Koto
A screenwriting tool that thinks with you.
Free to write. Pro for $15/month.
It never writes for you.
Most AI tools generate text and call it help. Koto does something different. It reads your pages, learns how you write, and helps you think through the hard parts—structure, character, tone, intent.
The words on the page are always yours.
Koto just helps you find them faster.
When you start a project, Koto has a conversation with you about your story. This becomes a set of living, editable documents that drive every brainstorm session. Koto isn’t guessing—it’s read the bible.

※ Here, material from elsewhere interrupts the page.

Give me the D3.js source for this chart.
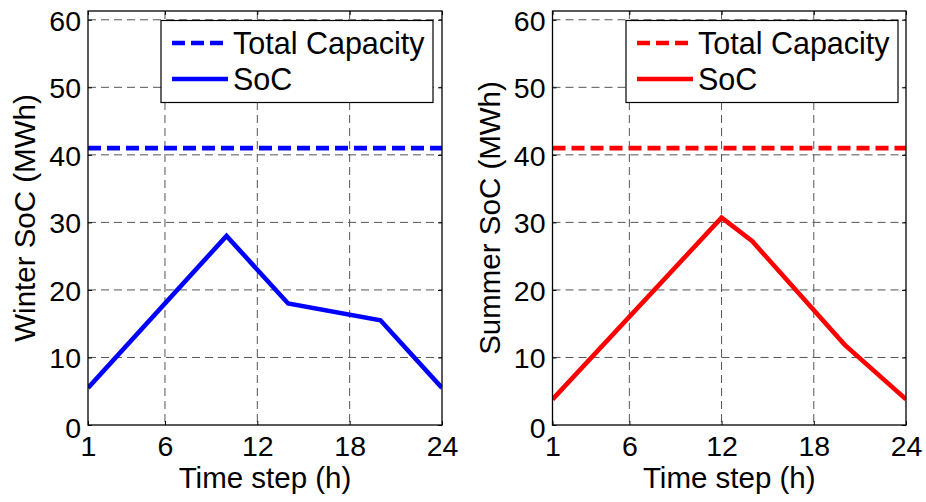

A subversive action comedy mini-series set in San Gabriel Valley. When ICE agents terrorize the Chinese community, there is only one team that can stop them: a gang of militant, vigilante crime fighting grannies known as the Joy Glock Club. The comedy lives in the gap between extreme violence and extreme domesticity. Leone meets Shaw Brothers meets grandma comedy.
The central question: Can four grandmothers save a neighborhood that will never know it needed saving — or who saved it?
72. Retired seamstress. Still makes her own clothes. Speaks four languages, claims two. Her kung fu is classical — economical, invisible until it isn’t. The kind of woman who has already solved the problem before you’ve finished explaining it. Authority comes from being right so often she stopped needing to say so. Has protected this community for thirty years under the cover of being harmless. Finds it mildly insulting that it keeps working.
68. Former restaurant owner. Sold the restaurant. Did not stop being angry. Hits first, asks nothing. The others consider her a liability; she considers herself a time-saver. Surprisingly gentle with children and dogs. Everyone else should watch themselves.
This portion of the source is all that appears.